Another lawsuit has been filed in a bid to prevent a change in national park gun rules. Late Tuesday the National Parks Conservation Association and the Coalition of National Park Service Retirees filed their lawsuit in U.S. District Court in Washington.
Back on December 30 the Brady Campaign to Prevent Gun Violence filed a similar lawsuit.
The filing by the NPCA and retirees coalition seeks an injunction against enforcement of the Bush administration’s new regulation that would allow national park visitors with concealed weapons permits to arm themselves throughout their visits. In their lawsuit the two groups contend the rule change would increase the risk to visitors, park staff, and wildlife.
The rule is scheduled to take effect this Friday, January 9.
“In a rush to judgment, as a result of political pressure, the outgoing administration failed to comply with the law, and did not offer adequate reasons for doing so,” said NPCA President Tom Kiernan.
The Bush administration last month finalized a National Rifle Association-driven rule change to allow loaded, concealed firearms in all national parks except those located in two states: Wisconsin and Illinois, which do not permit concealed weapons. The former rule, put in place by the Reagan administration, required that firearms transported through national parks be safely stowed and unloaded.

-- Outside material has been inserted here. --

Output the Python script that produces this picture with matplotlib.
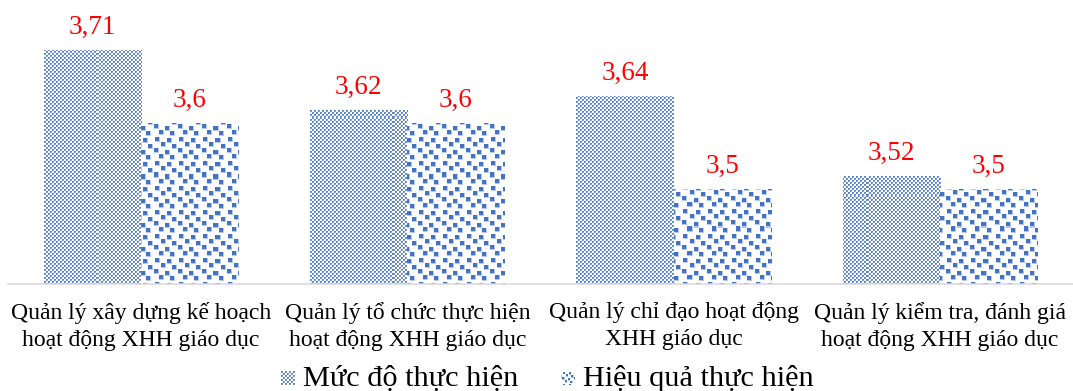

“Our members, with over 20,000 years accumulated experience managing national parks, can see absolutely no good coming from the implementation of this rule. More guns equal more risk,” said Bill Wade, chair of the coalition's executive council. “Apparently, the Bush administration chose to ignore the outpouring of concern voiced during the public comment period."
According to the lawsuit, the Department of the Interior “adopted the gun rule with unwarranted haste, without following procedures required by law and without the consideration of its consequences that they are required to observe under law… The new regulation is an affront to the national parks’ missions and purposes and a threat to the national parks’ resources and values, which must be held unlawful and set aside.”
As with the Brady Campaign, the NPCA and retirees coalition maintain that the rule is unlawful because the Interior Department failed to conduct an analysis of the rule’s environmental effects, as required by the National Environmental Policy Act, including the effects of the rule on threatened and endangered species. The lawsuit also argues that Interior officials ignored the National Park Service Organic Act, and the Administrative Procedure Act.
“Any reasonable person would have to conclude that changing these rules to allow more firearms in the national parks could have an environmental impact on park wildlife and resources,” Mr. Kiernan said.
In a letter sent to Interior Secretary Kempthorne on April 3, seven former directors of the National Park Service stated that there is no need to change the regulations. “In all our years with the National Park Service, we experienced very few instances in which this limited regulation created confusion or resistance,” the letter stated. “There is no evidence that any potential problems that one can imagine arising from the existing regulations might overwhelm the good they are known to do.”
The rule also was opposed by the current career leadership of the National Park Service and other park management professionals, including the Association of National Park Rangers and the Ranger Lodge of the Fraternal Order of Police.
The public agrees: of the 140,000 people who voiced their opinion on this issue during the public comment period, 73 percent opposed allowing loaded, concealed firearms in the national parks, according to NPCA tallies.